You know you must be a Socialist-in-good-standing when, in the midst of a tumultuous stock market freefall, you lose the South Carolina primary and the market responds by rallying 1300 points to set a new one day record.
Then you lose on Super Tuesday and the market jumps 1200 points. But enough with the Bernie Sanders humor, let’s get down to serious business.
And the serious business I’m referring to is, what are we to make of the coronavirus and its’ effect on the stock market, and more importantly, the U.S. economy? It is afterall, the coronavirus which caused the aforementioned tumultuous market freefall and recent record volatility.
Let’s start by stating that by all accounts the U.S. economy looks fundamentally sound and healthy.
We have a supportive federal reserve bank, a supportive labor market, banks and the U.S. consumer are strong. Historically, when you have a healthy economy then glitches in the stock market tend to be short lived and short term. Markets hate uncertainty. Uncertainty breeds sell offs as traders prefer to play things more safely until they can get a better grasp of the economic and current event landscape.
We’re live in a time of record amounts of information. Record amounts of information coming at us at record breaking speeds. Wall Street traders are having a difficult time calculating and digesting all that’s happening—especially in China, the virus epicenter—where the government has clamped down on communication. If Wall Street can’t figure out what’s happening in the short term, then with markets at an all time record high, instinctively it makes sense for traders to sell.

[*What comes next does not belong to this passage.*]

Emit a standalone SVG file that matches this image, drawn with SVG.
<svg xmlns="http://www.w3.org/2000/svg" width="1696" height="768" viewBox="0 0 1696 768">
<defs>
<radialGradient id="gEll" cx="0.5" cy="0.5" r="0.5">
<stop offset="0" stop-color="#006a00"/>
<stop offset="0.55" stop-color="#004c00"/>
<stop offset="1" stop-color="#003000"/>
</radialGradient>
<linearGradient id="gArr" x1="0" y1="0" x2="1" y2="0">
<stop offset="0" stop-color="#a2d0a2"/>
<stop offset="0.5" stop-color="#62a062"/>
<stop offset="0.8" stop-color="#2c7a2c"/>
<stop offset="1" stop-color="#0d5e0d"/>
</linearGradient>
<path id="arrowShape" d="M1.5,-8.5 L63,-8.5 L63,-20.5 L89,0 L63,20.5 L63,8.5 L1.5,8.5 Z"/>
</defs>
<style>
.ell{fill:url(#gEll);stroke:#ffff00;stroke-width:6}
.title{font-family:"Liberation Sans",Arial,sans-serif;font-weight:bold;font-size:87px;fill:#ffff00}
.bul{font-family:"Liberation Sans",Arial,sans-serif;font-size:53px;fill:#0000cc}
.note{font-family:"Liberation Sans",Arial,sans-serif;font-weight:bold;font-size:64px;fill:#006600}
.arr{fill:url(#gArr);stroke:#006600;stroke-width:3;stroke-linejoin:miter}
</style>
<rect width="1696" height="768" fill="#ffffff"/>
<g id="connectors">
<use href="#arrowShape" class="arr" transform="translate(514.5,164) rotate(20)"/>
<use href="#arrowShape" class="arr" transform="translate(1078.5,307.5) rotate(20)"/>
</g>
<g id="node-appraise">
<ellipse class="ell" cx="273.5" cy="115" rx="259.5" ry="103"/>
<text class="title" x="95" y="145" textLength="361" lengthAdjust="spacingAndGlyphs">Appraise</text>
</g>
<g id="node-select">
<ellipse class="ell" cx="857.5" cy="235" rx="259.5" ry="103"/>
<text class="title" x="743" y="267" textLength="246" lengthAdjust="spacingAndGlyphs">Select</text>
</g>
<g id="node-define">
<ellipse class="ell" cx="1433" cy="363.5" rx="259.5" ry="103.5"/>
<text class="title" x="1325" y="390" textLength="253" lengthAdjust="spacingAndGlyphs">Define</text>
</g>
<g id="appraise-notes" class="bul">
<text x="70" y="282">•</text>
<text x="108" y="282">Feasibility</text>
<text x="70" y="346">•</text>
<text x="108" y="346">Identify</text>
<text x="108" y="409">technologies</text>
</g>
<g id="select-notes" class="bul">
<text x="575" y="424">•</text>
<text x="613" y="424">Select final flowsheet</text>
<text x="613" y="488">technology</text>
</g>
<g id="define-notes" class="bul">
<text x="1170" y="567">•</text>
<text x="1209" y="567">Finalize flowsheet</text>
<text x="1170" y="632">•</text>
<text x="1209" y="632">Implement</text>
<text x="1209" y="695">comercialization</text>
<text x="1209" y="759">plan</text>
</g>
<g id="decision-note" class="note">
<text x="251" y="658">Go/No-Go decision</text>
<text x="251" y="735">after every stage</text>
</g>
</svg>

Can the Trump administration do a better job at alleviating the concerns and uncertainty on Wall Street? In a word, ‘yes’.
In my opinion Vice President Mike Pence is a solid choice by President Trump to lead the coronavirus taskforce. But he needs to be out there everyday addressing the public and media with updates and developments. This will be a significant step forward in helping remove the uncertainty on Wall Street. Secondly, the President—despite the temptation over what his opponents are guilty of—needs to quit blaming the virus hysteria on the media, as was correctly recently pointed out by Charles Gasparino on Fox Business News.
Wall Street traders do not care what Chris Matthews, Joe Scarborough or Whoopi Goldberg have to say. It’s irrelevant. Addressing them only adds to the uncertainty in the minds of traders. Again, keep Mike Pence out there daily and give updates and as much strategic information as possible.
To put this into proper market perspective—when we have seen pullbacks of 10% in the context of a bull market which we currently have—in the vast majority of instances the stock market has then gone on to produce double digit returns over the next 12 months. Let that sink in for a moment.
We only have 139 cases currently in the U.S. The economy is fundamentally sound. China is likely not going to become a third world nation. Short term we will see market volatility. Long term the bull market continues. Now, if we can only figure out how to keep Bernie in the race.